### GIVEN DATA
/---

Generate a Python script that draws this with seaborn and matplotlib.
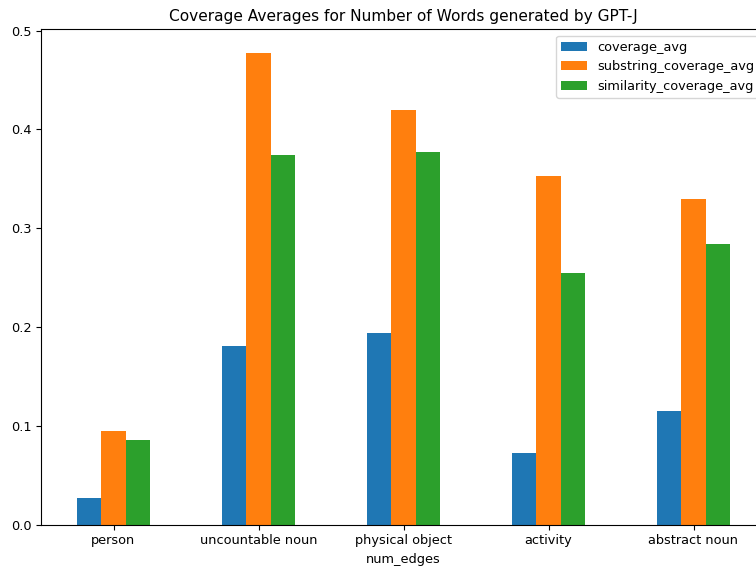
import pandas as pd
import seaborn as sns
from matplotlib import pyplot as plt

# categories and the three coverage series
categories = ['person', 'uncountable noun', 'physical object', 'activity', 'abstract noun']
coverage_avg = [0.0267, 0.181, 0.1939, 0.0729, 0.1149]
substring_coverage_avg = [0.0952, 0.4776, 0.4195, 0.3526, 0.3297]
similarity_coverage_avg = [0.0861, 0.3737, 0.3773, 0.2547, 0.2837]
series_names = ['coverage_avg', 'substring_coverage_avg', 'similarity_coverage_avg']

df = pd.DataFrame({'num_edges': categories,
                   'coverage_avg': coverage_avg,
                   'substring_coverage_avg': substring_coverage_avg,
                   'similarity_coverage_avg': similarity_coverage_avg})
long_df = df.melt(id_vars='num_edges', value_vars=series_names,
                  var_name='metric', value_name='value')

plt.rcParams['font.size'] = 9.25

fig = plt.figure(figsize=(7.56, 5.67), dpi=100)
ax = fig.add_axes([41 / 756, 1 - 524.7 / 567, 725 / 756, 495.5 / 567])

sns.barplot(data=long_df, x='num_edges', y='value', hue='metric',
            hue_order=series_names, order=categories,
            palette=['#1f77b4', '#ff7f0e', '#2ca02c'],
            width=0.5, gap=0, saturation=1, linewidth=0, ax=ax)

ax.set_xlim(-0.5, len(categories) - 0.5)
ax.set_ylim(0, max(substring_coverage_avg) * 1.05)
ax.set_yticks([0.0, 0.1, 0.2, 0.3, 0.4, 0.5])
ax.set_ylabel('')
ax.set_xlabel('num_edges')
ax.set_title('Coverage Averages for Number of Words generated by GPT-J', fontsize=11.1)
ax.legend(loc='upper right', title=None)

fig.savefig('out.png', dpi=100)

\---

### JOB
Copy every line of the data word for word, omitting the images.

### TASK OUTPUT
Generate a Python script that draws this with seaborn and matplotlib.
import pandas as pd
import seaborn as sns
from matplotlib import pyplot as plt

# categories and the three coverage series
categories = ['person', 'uncountable noun', 'physical object', 'activity', 'abstract noun']
coverage_avg = [0.0267, 0.181, 0.1939, 0.0729, 0.1149]
substring_coverage_avg = [0.0952, 0.4776, 0.4195, 0.3526, 0.3297]
similarity_coverage_avg = [0.0861, 0.3737, 0.3773, 0.2547, 0.2837]
series_names = ['coverage_avg', 'substring_coverage_avg', 'similarity_coverage_avg']

df = pd.DataFrame({'num_edges': categories,
                   'coverage_avg': coverage_avg,
                   'substring_coverage_avg': substring_coverage_avg,
                   'similarity_coverage_avg': similarity_coverage_avg})
long_df = df.melt(id_vars='num_edges', value_vars=series_names,
                  var_name='metric', value_name='value')

plt.rcParams['font.size'] = 9.25

fig = plt.figure(figsize=(7.56, 5.67), dpi=100)
ax = fig.add_axes([41 / 756, 1 - 524.7 / 567, 725 / 756, 495.5 / 567])

sns.barplot(data=long_df, x='num_edges', y='value', hue='metric',
            hue_order=series_names, order=categories,
            palette=['#1f77b4', '#ff7f0e', '#2ca02c'],
            width=0.5, gap=0, saturation=1, linewidth=0, ax=ax)

ax.set_xlim(-0.5, len(categories) - 0.5)
ax.set_ylim(0, max(substring_coverage_avg) * 1.05)
ax.set_yticks([0.0, 0.1, 0.2, 0.3, 0.4, 0.5])
ax.set_ylabel('')
ax.set_xlabel('num_edges')
ax.set_title('Coverage Averages for Number of Words generated by GPT-J', fontsize=11.1)
ax.legend(loc='upper right', title=None)

fig.savefig('out.png', dpi=100)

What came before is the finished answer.